[Rows from a dataset of charts and code]
- - -
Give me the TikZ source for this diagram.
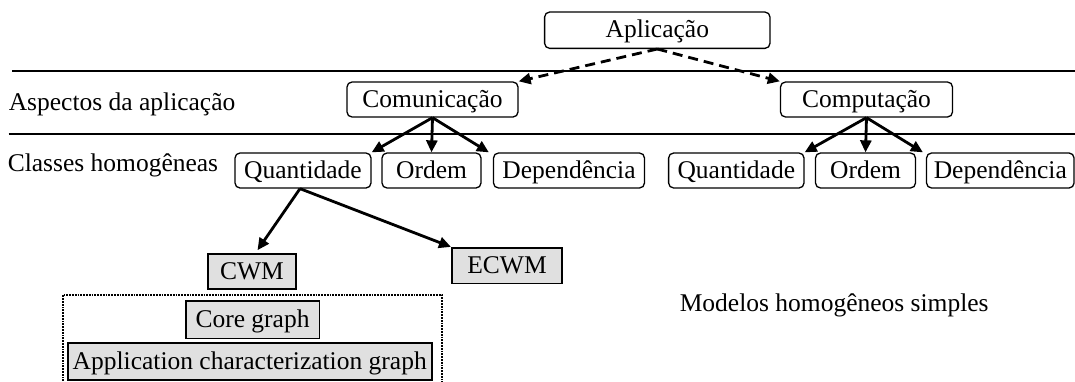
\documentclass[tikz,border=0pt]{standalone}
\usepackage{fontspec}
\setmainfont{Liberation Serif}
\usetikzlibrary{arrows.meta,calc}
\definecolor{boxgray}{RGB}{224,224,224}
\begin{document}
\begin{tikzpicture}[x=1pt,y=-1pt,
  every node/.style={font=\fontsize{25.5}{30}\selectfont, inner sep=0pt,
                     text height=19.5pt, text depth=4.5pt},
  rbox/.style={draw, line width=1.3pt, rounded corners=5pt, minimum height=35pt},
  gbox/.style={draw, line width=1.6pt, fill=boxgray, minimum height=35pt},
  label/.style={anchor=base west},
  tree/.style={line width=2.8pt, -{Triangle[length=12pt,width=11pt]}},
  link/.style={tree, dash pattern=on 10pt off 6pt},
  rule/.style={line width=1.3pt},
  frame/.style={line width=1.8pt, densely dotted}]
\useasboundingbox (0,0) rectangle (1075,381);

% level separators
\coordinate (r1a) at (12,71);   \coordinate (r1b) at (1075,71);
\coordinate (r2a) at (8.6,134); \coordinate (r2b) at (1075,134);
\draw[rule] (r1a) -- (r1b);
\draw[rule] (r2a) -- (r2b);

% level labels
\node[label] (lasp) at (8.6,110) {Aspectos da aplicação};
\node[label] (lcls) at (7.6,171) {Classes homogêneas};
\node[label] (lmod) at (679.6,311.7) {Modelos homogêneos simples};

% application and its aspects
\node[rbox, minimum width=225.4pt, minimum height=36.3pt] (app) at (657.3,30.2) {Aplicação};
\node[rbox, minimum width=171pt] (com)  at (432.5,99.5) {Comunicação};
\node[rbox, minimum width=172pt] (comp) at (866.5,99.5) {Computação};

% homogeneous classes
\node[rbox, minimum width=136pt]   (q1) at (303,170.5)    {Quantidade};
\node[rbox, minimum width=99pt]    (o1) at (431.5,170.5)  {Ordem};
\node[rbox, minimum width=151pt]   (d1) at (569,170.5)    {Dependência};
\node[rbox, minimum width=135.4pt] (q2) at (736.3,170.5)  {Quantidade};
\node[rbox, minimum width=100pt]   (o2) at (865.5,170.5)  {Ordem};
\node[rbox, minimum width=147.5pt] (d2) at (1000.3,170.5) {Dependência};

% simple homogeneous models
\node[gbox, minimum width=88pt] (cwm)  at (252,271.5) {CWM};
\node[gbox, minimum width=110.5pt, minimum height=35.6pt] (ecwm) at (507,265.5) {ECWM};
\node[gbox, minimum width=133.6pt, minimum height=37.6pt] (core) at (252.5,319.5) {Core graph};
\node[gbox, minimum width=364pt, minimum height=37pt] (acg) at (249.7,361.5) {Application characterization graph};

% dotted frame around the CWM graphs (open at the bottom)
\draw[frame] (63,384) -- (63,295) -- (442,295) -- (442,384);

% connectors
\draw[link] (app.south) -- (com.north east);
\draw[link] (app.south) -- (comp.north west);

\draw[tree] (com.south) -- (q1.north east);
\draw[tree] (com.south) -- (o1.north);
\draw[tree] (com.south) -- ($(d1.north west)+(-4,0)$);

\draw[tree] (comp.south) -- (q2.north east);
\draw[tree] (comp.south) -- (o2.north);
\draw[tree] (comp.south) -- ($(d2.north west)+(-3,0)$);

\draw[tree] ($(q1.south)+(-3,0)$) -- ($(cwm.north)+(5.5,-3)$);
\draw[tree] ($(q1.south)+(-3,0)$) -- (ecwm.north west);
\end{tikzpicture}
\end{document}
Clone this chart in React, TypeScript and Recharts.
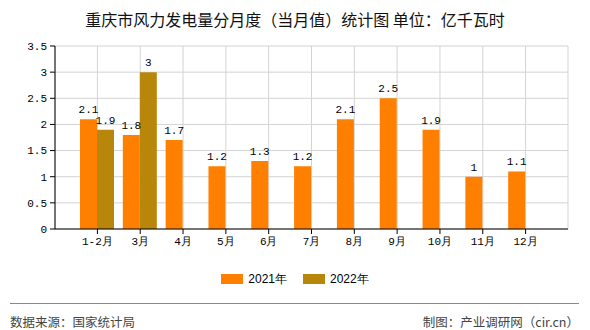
- - -
__Exercise directions__.
Transcribe the listing in full. Omit the pictures and keep every line exact.

__Solution below__.
Give me the TikZ source for this diagram.
\documentclass[tikz,border=0pt]{standalone}
\usepackage{fontspec}
\setmainfont{Liberation Serif}
\usetikzlibrary{arrows.meta,calc}
\definecolor{boxgray}{RGB}{224,224,224}
\begin{document}
\begin{tikzpicture}[x=1pt,y=-1pt,
  every node/.style={font=\fontsize{25.5}{30}\selectfont, inner sep=0pt,
                     text height=19.5pt, text depth=4.5pt},
  rbox/.style={draw, line width=1.3pt, rounded corners=5pt, minimum height=35pt},
  gbox/.style={draw, line width=1.6pt, fill=boxgray, minimum height=35pt},
  label/.style={anchor=base west},
  tree/.style={line width=2.8pt, -{Triangle[length=12pt,width=11pt]}},
  link/.style={tree, dash pattern=on 10pt off 6pt},
  rule/.style={line width=1.3pt},
  frame/.style={line width=1.8pt, densely dotted}]
\useasboundingbox (0,0) rectangle (1075,381);

% level separators
\coordinate (r1a) at (12,71);   \coordinate (r1b) at (1075,71);
\coordinate (r2a) at (8.6,134); \coordinate (r2b) at (1075,134);
\draw[rule] (r1a) -- (r1b);
\draw[rule] (r2a) -- (r2b);

% level labels
\node[label] (lasp) at (8.6,110) {Aspectos da aplicação};
\node[label] (lcls) at (7.6,171) {Classes homogêneas};
\node[label] (lmod) at (679.6,311.7) {Modelos homogêneos simples};

% application and its aspects
\node[rbox, minimum width=225.4pt, minimum height=36.3pt] (app) at (657.3,30.2) {Aplicação};
\node[rbox, minimum width=171pt] (com)  at (432.5,99.5) {Comunicação};
\node[rbox, minimum width=172pt] (comp) at (866.5,99.5) {Computação};

% homogeneous classes
\node[rbox, minimum width=136pt]   (q1) at (303,170.5)    {Quantidade};
\node[rbox, minimum width=99pt]    (o1) at (431.5,170.5)  {Ordem};
\node[rbox, minimum width=151pt]   (d1) at (569,170.5)    {Dependência};
\node[rbox, minimum width=135.4pt] (q2) at (736.3,170.5)  {Quantidade};
\node[rbox, minimum width=100pt]   (o2) at (865.5,170.5)  {Ordem};
\node[rbox, minimum width=147.5pt] (d2) at (1000.3,170.5) {Dependência};

% simple homogeneous models
\node[gbox, minimum width=88pt] (cwm)  at (252,271.5) {CWM};
\node[gbox, minimum width=110.5pt, minimum height=35.6pt] (ecwm) at (507,265.5) {ECWM};
\node[gbox, minimum width=133.6pt, minimum height=37.6pt] (core) at (252.5,319.5) {Core graph};
\node[gbox, minimum width=364pt, minimum height=37pt] (acg) at (249.7,361.5) {Application characterization graph};

% dotted frame around the CWM graphs (open at the bottom)
\draw[frame] (63,384) -- (63,295) -- (442,295) -- (442,384);

% connectors
\draw[link] (app.south) -- (com.north east);
\draw[link] (app.south) -- (comp.north west);

\draw[tree] (com.south) -- (q1.north east);
\draw[tree] (com.south) -- (o1.north);
\draw[tree] (com.south) -- ($(d1.north west)+(-4,0)$);

\draw[tree] (comp.south) -- (q2.north east);
\draw[tree] (comp.south) -- (o2.north);
\draw[tree] (comp.south) -- ($(d2.north west)+(-3,0)$);

\draw[tree] ($(q1.south)+(-3,0)$) -- ($(cwm.north)+(5.5,-3)$);
\draw[tree] ($(q1.south)+(-3,0)$) -- (ecwm.north west);
\end{tikzpicture}
\end{document}
Clone this chart in React, TypeScript and Recharts.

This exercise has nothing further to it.